3081-Sightseeing-Tour

03.09.1982

Für US-Reisende in Sachen Mainframe-Sightseeing ist es immer wieder ein Erlebnis, mitanzusehen, mit welcher Großzügigkeit amerikanische DV-Kollegen ihre Anwendungen managen. Zwängt sich dem Beobachter auch gleich der Eindruck auf: Die Yankees haben zum Computer die gleiche Einstellung wie zum Kraftfahrzeug. Ein Beispiel, wie aus dem Leben gegriffen: OP-Manager Earl D. Proud verläßt allmorgendlich gegen fünf Uhr sein Haus auf Long Island, um mit seinem 350-PS-Schlitten rechtzeitig gegen neun seinen Arbeitsplatz im Süden von Manhattan zu erreichen. Im Rechenzentrum steht eine dicke 3081, die etwa die gleichen Aufgaben bewältigt wie eine 4341-2 bei einem bundesdeutschen Anwender, sagen wir in Wanne-Eickel - eine Sachlage, die die IBM Deutschland GmbH freilich verschweigt, wenn sie auf eine vermeintlich heile H-Welt jenseits des großen Teiches verweist.
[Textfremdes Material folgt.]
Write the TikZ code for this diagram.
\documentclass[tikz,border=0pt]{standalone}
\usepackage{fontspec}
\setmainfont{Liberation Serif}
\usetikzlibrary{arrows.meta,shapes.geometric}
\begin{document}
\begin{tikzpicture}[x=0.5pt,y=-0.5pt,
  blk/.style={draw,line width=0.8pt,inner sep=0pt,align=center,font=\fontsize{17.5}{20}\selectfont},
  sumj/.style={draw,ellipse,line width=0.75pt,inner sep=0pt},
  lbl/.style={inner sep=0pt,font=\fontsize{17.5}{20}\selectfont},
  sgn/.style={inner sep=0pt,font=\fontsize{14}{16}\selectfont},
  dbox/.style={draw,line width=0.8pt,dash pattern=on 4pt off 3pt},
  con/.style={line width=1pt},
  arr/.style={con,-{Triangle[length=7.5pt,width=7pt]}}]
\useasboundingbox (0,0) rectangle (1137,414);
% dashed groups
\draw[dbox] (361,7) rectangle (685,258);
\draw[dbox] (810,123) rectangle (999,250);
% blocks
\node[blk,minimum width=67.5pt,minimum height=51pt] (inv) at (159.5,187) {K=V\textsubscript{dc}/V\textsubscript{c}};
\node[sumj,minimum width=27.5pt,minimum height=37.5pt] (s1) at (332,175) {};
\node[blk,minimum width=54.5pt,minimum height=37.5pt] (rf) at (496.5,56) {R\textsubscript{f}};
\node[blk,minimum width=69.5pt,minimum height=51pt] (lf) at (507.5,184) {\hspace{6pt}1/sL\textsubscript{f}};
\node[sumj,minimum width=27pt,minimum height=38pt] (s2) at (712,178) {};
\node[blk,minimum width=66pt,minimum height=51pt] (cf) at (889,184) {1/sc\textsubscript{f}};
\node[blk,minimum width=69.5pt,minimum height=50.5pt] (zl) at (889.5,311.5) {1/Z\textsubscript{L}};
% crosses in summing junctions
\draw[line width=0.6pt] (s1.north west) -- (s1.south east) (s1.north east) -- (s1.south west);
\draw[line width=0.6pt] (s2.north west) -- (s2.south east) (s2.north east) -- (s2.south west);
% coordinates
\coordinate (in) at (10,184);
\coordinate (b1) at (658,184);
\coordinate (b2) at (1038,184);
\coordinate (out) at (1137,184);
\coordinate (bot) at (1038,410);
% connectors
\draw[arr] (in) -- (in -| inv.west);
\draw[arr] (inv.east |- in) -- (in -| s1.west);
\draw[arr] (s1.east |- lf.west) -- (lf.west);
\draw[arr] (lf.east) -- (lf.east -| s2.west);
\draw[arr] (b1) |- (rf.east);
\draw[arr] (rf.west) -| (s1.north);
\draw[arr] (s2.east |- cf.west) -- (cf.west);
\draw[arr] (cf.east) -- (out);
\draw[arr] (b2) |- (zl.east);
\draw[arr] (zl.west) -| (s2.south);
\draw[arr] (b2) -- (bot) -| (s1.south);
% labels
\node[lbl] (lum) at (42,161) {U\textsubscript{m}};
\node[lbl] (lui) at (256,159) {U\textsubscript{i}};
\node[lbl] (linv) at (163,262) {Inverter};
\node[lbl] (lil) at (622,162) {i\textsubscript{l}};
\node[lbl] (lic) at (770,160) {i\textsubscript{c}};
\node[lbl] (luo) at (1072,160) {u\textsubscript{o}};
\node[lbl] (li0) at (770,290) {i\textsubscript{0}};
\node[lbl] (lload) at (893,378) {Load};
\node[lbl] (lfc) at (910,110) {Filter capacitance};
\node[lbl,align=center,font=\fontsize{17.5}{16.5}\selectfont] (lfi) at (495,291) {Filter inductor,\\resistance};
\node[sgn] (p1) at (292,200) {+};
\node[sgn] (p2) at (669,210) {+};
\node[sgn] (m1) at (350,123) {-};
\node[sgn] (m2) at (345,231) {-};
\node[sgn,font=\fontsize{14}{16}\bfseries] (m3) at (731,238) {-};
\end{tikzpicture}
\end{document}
Wurden demnach die hierzulande nachweislich aufgetretenen Performance-Schwächen bei Grundig, SKA, Hoechst oder BMW journalistisch hochgespielt? In den USA, sagt IBM, liefen die Maschinen geradezu vorbildlich. Doch obwohl die Stuttgarter Jumbo-Verkäufer momentan alles tun, um das Image der H-Serie aufzupolieren, kommen nach wie vor Klagen über Leistungsmacken bei Timesharing-Anwendungen unter TSO und bei der Benutzung des Datenbanksystems IMS.

Ob es nun an der sprichwörtlichen deutschen Gründlichkeit liegt, daß deutsche DV-User versuchen, quasi das letzte Bit aus ihrer Maschine herauszukitzeln, um eine wirtschaftlich optimale Anwendung zu betreiben oder einfach daran, daß hier mit den Jahren ein eigenes DV-Bewußtsein gewachsen ist - sicher scheint: Über die hiesige Vielzahl an High-sophistisated-Lösungen verfügen amerikanische Unternehmen nicht. Sie optimieren bei Kapazitätsengpässen seltener ihre Programme, kaufen vielmehr zunächst zusätzlichen Speicherplatz.
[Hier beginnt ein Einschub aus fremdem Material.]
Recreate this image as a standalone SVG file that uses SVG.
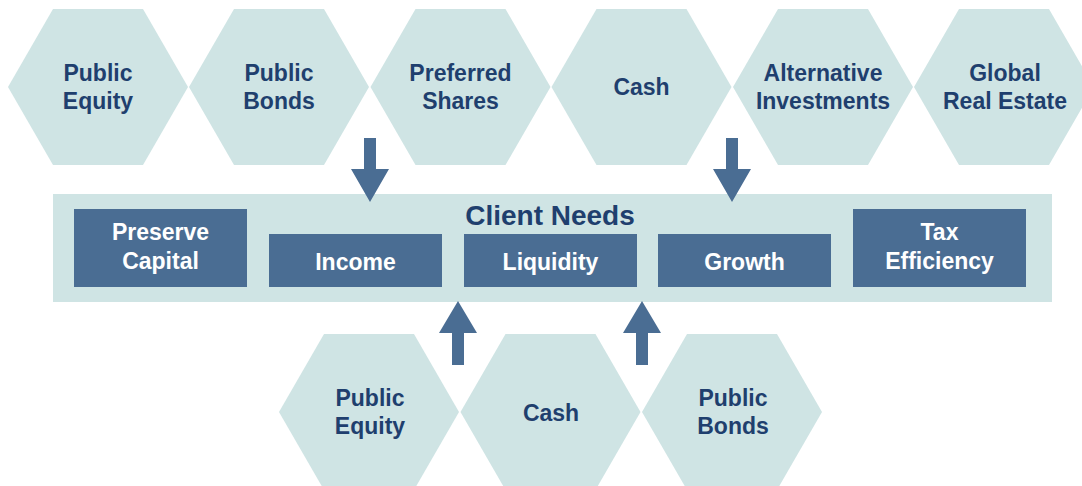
<svg xmlns="http://www.w3.org/2000/svg" xmlns:xlink="http://www.w3.org/1999/xlink" width="1082" height="486" viewBox="0 0 1082 486">
<style>
.hex{fill:#cfe4e4}
.ht{font-family:"Liberation Sans",Arial,sans-serif;font-weight:bold;font-size:23px;fill:#1f3f6e;text-anchor:middle}
.bx{fill:#4a6d93}
.bt{font-family:"Liberation Sans",Arial,sans-serif;font-weight:bold;font-size:23px;fill:#ffffff;text-anchor:middle}
.arrow{fill:#4a6d93}
</style>
<defs>
<polygon id="hexshape" points="-90,0 -45,-78 45,-78 90,0 45,78 -45,78"/>
</defs>
<rect x="0" y="0" width="1082" height="486" fill="#ffffff"/>
<g id="top-public-equity"><use href="#hexshape" class="hex" x="98" y="87"/><text class="ht" x="98" y="81">Public</text><text class="ht" x="98" y="109">Equity</text></g>
<g id="top-public-bonds"><use href="#hexshape" class="hex" x="279" y="87"/><text class="ht" x="279" y="81">Public</text><text class="ht" x="279" y="109">Bonds</text></g>
<g id="top-preferred-shares"><use href="#hexshape" class="hex" x="460.5" y="87"/><text class="ht" x="460.5" y="81">Preferred</text><text class="ht" x="460.5" y="109">Shares</text></g>
<g id="top-cash"><use href="#hexshape" class="hex" x="641.5" y="87"/><text class="ht" x="641.5" y="95">Cash</text></g>
<g id="top-alternative-investments"><use href="#hexshape" class="hex" x="823" y="87"/><text class="ht" x="823" y="81">Alternative</text><text class="ht" x="823" y="109">Investments</text></g>
<g id="top-global-real-estate"><use href="#hexshape" class="hex" x="1004" y="87"/><text class="ht" x="1005" y="81">Global</text><text class="ht" x="1005" y="109">Real Estate</text></g>
<g id="client-needs"><rect x="53" y="194" width="999" height="108" class="hex"/><text x="550" y="225" style="font-family:'Liberation Sans',Arial,sans-serif;font-weight:bold;font-size:28px;fill:#1f3f6e;text-anchor:middle">Client Needs</text></g>
<g id="need-preserve-capital"><rect class="bx" x="74" y="209" width="173" height="78"/><text class="bt" x="160.5" y="240">Preserve</text><text class="bt" x="160.5" y="269">Capital</text></g>
<g id="need-income"><rect class="bx" x="269" y="234" width="173" height="53"/><text class="bt" x="355.5" y="270">Income</text></g>
<g id="need-liquidity"><rect class="bx" x="464" y="234" width="173" height="53"/><text class="bt" x="550.5" y="270">Liquidity</text></g>
<g id="need-growth"><rect class="bx" x="658" y="234" width="173" height="53"/><text class="bt" x="744.5" y="270">Growth</text></g>
<g id="need-tax-efficiency"><rect class="bx" x="853" y="209" width="173" height="78"/><text class="bt" x="939.5" y="240">Tax</text><text class="bt" x="939.5" y="269">Efficiency</text></g>
<g id="bottom-public-equity"><use href="#hexshape" class="hex" x="369" y="412"/><text class="ht" x="370" y="406">Public</text><text class="ht" x="370" y="434">Equity</text></g>
<g id="bottom-cash"><use href="#hexshape" class="hex" x="550.5" y="412"/><text class="ht" x="551" y="421">Cash</text></g>
<g id="bottom-public-bonds"><use href="#hexshape" class="hex" x="732" y="412"/><text class="ht" x="733" y="406">Public</text><text class="ht" x="733" y="434">Bonds</text></g>
<g id="connectors">
<polygon class="arrow" points="364,138 376,138 376,169 389,169 370,202 351,169 364,169"/>
<polygon class="arrow" points="726,138 738,138 738,169 751,169 732,202 713,169 726,169"/>
<polygon class="arrow" points="452,365 464,365 464,333 477,333 458,301 439,333 452,333"/>
<polygon class="arrow" points="636,365 648,365 648,333 661,333 642,301 623,333 636,333"/>
</g>
</svg>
Das soll nicht heißen, daß die deutschen DV-Profis weltweit zu den absoluten "Highflyers" ihrer Zunft geworden sind. Die qualifiziertesten der Qualifizierten sitzen wohl nach wie vor zwischen Rocky Mountains und Appalachen. Grund genug für IBM-Strategen, fehlendes Know-how ihrer Großkunden dafür verantwortlich zu machen, daß sich die 3081 D nicht als der große Performance-Hammer erweist. Einige Großkunden hätten ihre Hobel, was die konkrete Anwendung betrifft, falsch oder schlecht designed. Wenn aber die Probleme nicht am Channel-Konzept liegen: Hat Big Blue vielleicht schludrig beraten?
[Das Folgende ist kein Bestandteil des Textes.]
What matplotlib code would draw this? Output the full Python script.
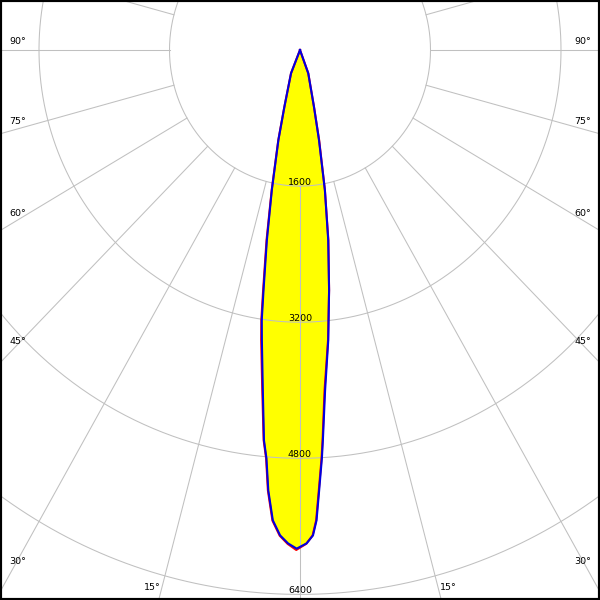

Daß einige ganz fixe 3081-Besteller nun ihre Entscheidung bereits reut, ist offensichtlich. Gibt es doch für viele 3033-Anwender, mit Ausnahme der zu erwartenden Software, kaum ein Argument, das "Flaggschiff" des Marktführers einzusetzen - sie können mit ihrem Rechner noch gut ein paar Jährchen leben. Und wenn's kapazitätsmäßig knapp wird, kann man eine weitere 3033 dazustellen. Die Alt-Jumbos kriegt man heute schon für "'nen Appel und 'n Ei".

In Unternehmen, in denen schon mal "alternative Fragen" auftauchen, bleiben immer einige kalte Krieger zurück, die sich die Hände reiben, wenn eine gegen ihre Überzeugung gekaufte Maschine nicht die erwartete Leistung bringt. Selbst die kleinste Protestwelle kann dann den Sessel eines Informationsmanagers ins Wanken bringen.